Wie willst du denn die kompletten APIs aller objectiv-c-libs da draussen (sind ja nicht nur die von Apple) wrappen, dann noch eine ausfuehrliche Dokumentation dazu schreiben, und das alles um einen vermeintlich aesthetischen Gewinn zu realisieren? Halte ich fuer etwas sehr ambitioniert ;)

Ich benutze zB regelmaessig fremde frameworks, oder schreibe mir kleine selbst, wo ich zB andere C/C++-libs benutze, aber dank der guten Bridge von pyobjc schnell wieder im Python-Land bin, statt mich mit C++-wrappings rumzuaergern. Oder weil ich die C-Performance punktuell benoetige.

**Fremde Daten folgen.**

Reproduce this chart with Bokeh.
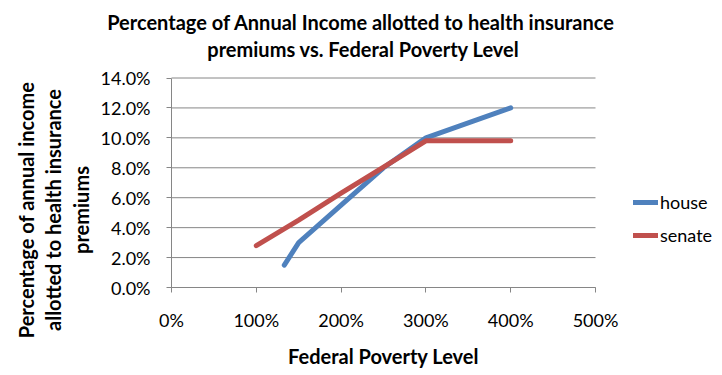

Und deine Argumentation bezueglich der Nuetzlichkeit ist nicht richtig: es gibt eine Menge guter Gruende fuer Python statt Objective-C, genauso wie fuer PyQt/PySide statt purem Qt + C++.

ZB Garbage-collection, automatisches boxing/unboxing, Nutzung von leistungsstarken anderen Python-libs, einfacheres Implementieren von allem anderen *ausser* dem eigentlichen GUI/API-nutzenden Code usw.

Natuerlich gibt es Dinge, die zu vereinfachen sich lohnt - und pyobjc macht ja auch genau das. Man kann ja meistenteils einfach dictionaries und listen/tupel benutzen, wo sonst NS*-collections benutzt werden, und da funktionieren ja auch die in Python ueblichen Idiome wie Index-Zugriff usw.

Es ist natuerlich schoen zu hoeren, dass Apple sich da etwas relaxiert hat bezueglich Interpretern.